Learn the Phrygian Mode
Dark, exotic, and intense. Phrygian evokes flamenco guitars, metal riffs, and ancient Mediterranean music. The b2 lands like a shadow right above the root, producing an unmistakable gravity.
Try Phrygian interactivelyWhat makes it sound this way
The flat 2nd is the defining sound. This half step above the root creates immediate tension and an exotic, Spanish character that no other diatonic mode possesses. It is the darkest-sounding 2nd degree available.
Overview
Phrygian is the third mode of the major scale. It is the darkest of the three diatonic minor modes (Dorian, Phrygian, Aeolian), distinguished by its flat 2nd degree. This single alteration from Aeolian gives Phrygian its unmistakable Spanish, Middle Eastern, and metal character.
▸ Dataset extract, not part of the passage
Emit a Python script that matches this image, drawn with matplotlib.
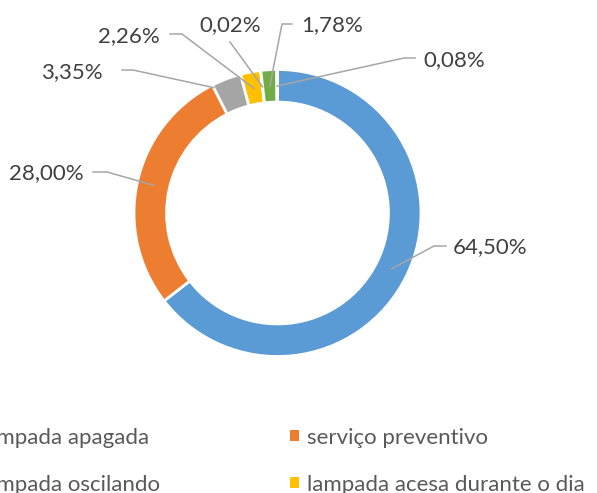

Why it sounds the way it does
The b2 creates a half-step crunch directly above the root. In tonal music, half steps generate strong gravitational pull, and having one sit right above the tonic note produces a hovering tension that never fully resolves. Combined with the b3, b6, and b7, Phrygian is five flats away from the major scale, more darkness than any other diatonic mode except Locrian.
Chord fit
Phrygian serves minor chords but with a b9 color. It works over sus4(b9) voicings and simple minor triads in modal contexts. In functional harmony, it maps to the iii chord. But its real home is modal: a static minor pedal where the b2 can ring out without functional harmonic obligations pulling it elsewhere.
Practical improvisation use
Reach for Phrygian when you want darkness and drama without the instability of Locrian. It is the go-to for metal riffs built on pedal tones, flamenco passages, and any time a tune calls for a Mediterranean or North African atmosphere. It is less common in straight-ahead jazz, where Dorian dominates minor chord playing.
Guitar practice angle
E Phrygian is the most guitar-friendly key: the open low E gives you a droning pedal tone. Practice riffs that oscillate between E and F (the root and b2), using power chords and single-note lines. The b2-root movement is the Phrygian calling card. Also try the Andalusian cadence (Am-G-F-E in E Phrygian) to hear how the mode generates its own harmonic world.
Compare it to...
Aeolian shares the b3, b6, and b7 but has a natural 2nd: it sounds sad rather than exotic. Phrygian Dominant keeps the b2 but raises the 3rd to major, turning it into a dominant scale with a Spanish flavor. Dorian is two notes brighter (natural 2 and natural 6) and lives in a completely different emotional world.
What to listen for
The b2 is the ear-training target. When you hear a half step descending to the root from above in a minor context, that is Phrygian. Listen for it in flamenco recordings and metal intros. Compare it against the whole step (natural 2 to root) that Dorian and Aeolian use.
Practice suggestion
Record yourself strumming an open Em chord for two minutes. Then solo over it using E Phrygian (E-F-G-A-B-C-D), focusing on phrases that start on or resolve to the F (b2). Try to make the F sound intentional and beautiful rather than like a wrong note. That control is what separates a Phrygian player from someone who accidentally lands on a b2.
When to reach for it
- •Flamenco and Spanish-influenced music
- •Metal riffing and dark atmospheres
- •The iii chord in a major key
- •Middle Eastern-influenced passages
On the fretboard
- •The open low E string is your best friend. E Phrygian over an open E minor pedal is a classic metal and flamenco sound
- •Practice the b2-to-root resolution (Db to C) as a recurring ornamental figure
- •Use hammer-ons from the b2 to the root across all six strings for a flamenco rasgueado-inspired effect
Common mistakes
- •Avoiding the b2 and just playing minor pentatonic; you lose the entire Phrygian character
- •Using Phrygian over functional jazz changes where Dorian would be appropriate
- •Confusing Phrygian (minor 3rd) with Phrygian Dominant (major 3rd)
Test yourself
If you can answer these in your own words, you have the concept. If not, revisit the sections above.
- What note makes Phrygian sound different from Aeolian?
- Why is Phrygian more common in metal and flamenco than in jazz?
- What is the Andalusian cadence and how does it relate to Phrygian?